23.       The respondent similarly submitted a statement from its manager, Sing Ng. Sing Ng’s statement also did not address the allegation that the technician said the parts were expensive, costing about $1,000. Instead, Sing Ng said that the technician was able to do the repair with parts he had in his vehicle, and on that basis Sing Ng instructed him to proceed. The respondent submits that the quoted price includes time for parts pick-up, but that pick-up was not necessary here. Even if such time was reasonably included, the respondent does not explain how much additional labour time would be necessary.

24.      On balance, I find the applicants have proved the respondent told them the parts were expensive, costing around $1,000. I find that the 3 parts were in fact inexpensive, altogether costing about $120. Even with a reasonable mark-up, the cost to the applicants would not come close to $1,000. I find the respondent misled the applicants about the parts cost, which caused them to agree to the $1,260 quote. I find this was contrary to the BPCPA, as it amounted to a deceptive act or practice, as alleged by the applicants. Under section 5(2) of the BPCPA, the burden of proof that the deceptive act was not committed is on the supplier, and the respondent has not met that burden here. In the circumstances, I do not need to address the other BPCPA grounds alleged by the applicants.

25.      Given my conclusions above, I find that had the applicants known that the parts for Lily’s boiler repair were relatively inexpensive, they would not have agreed to the $1,260 quote, bearing in mind it was only a 2-hour job that would involve $210 in labour plus tax. I note that while the respondent’s invoice set out a GST number and a line for tax, the pricing was simply $1,400 less the 10% discount, for a net balance of $1,260. There was no indication of the applicable tax. I find the respondent’s misrepresentation about the parts cost amounts to a breach of contract.

26.      I find Lily is entitled to a refund, because the evidence is that she is the person who paid the respondent for the boiler service. I dismiss Cindy’s claims accordingly.

 

27.      The next question is, how much of a refund? I find a $210 labour charge is appropriate. As for the 3 parts, on a judgment basis I find a total of $250 is appropriate, which allows for a reasonable mark-up. This totals $460, which sum is close to the range described above. The applicants paid $1,260, and after deducting $460, this leaves an $800 refund. Lily is entitled to pre-judgment interest under the Court Order Interest Act (COIA) on the $800, from January 9, 2018.

28.      Lily was substantially successful.
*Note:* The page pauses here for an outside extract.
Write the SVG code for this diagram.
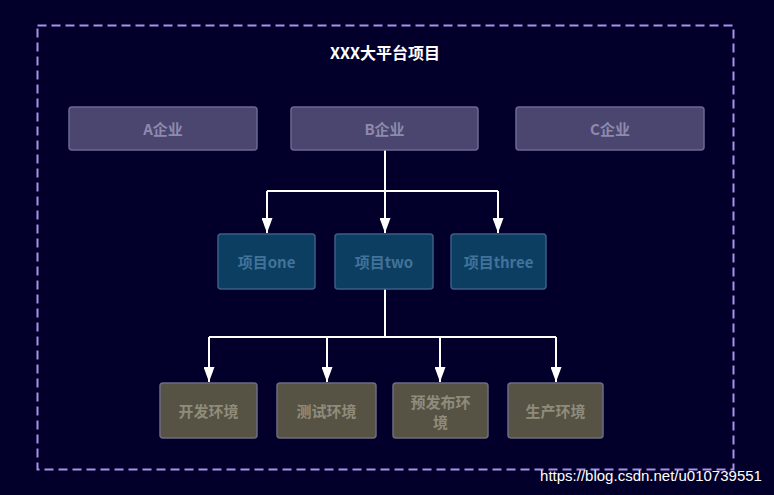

Under section 49 of the Act and the tribunal’s rules, I find the respondent must also reimburse Lily $125 in tribunal fees and $10.50 in dispute-related expenses.

ORDERS

29.      Within 14 days of the date of this decision, I order the respondent to pay the applicant Lily Mah a total of $941.77, broken down as follows:

a.      $800 as a refund for the January 9, 2018 boiler repair,

b.      $6.27 in pre-judgment interest under the COIA, and

c.      $125 in tribunal fees and $10.50 in dispute-related expenses.

30.      The applicant Lily Mah is also entitled to post-judgment interest under the COIA, as applicable. The applicant Cindy Mah’s claims are dismissed.

31.      Under section 48 of the Act, the tribunal will not provide the parties with the Order giving final effect to this decision until the time for making a notice of objection under section 56.1(2) has expired and no notice of objection has been made.  The time for filing a notice of objection is 28 days after the party receives notice of the tribunal’s final decision.

32.      Under section 58.1 of the Act, a validated copy of the tribunal’s order can be enforced through the Provincial Court of British Columbia.  A tribunal order can only be enforced if it is an approved consent resolution order, or, if no objection has been made and the time for filing a notice of objection has passed. Once filed, a tribunal order has the same force and effect as an order of the Provincial Court of British Columbia.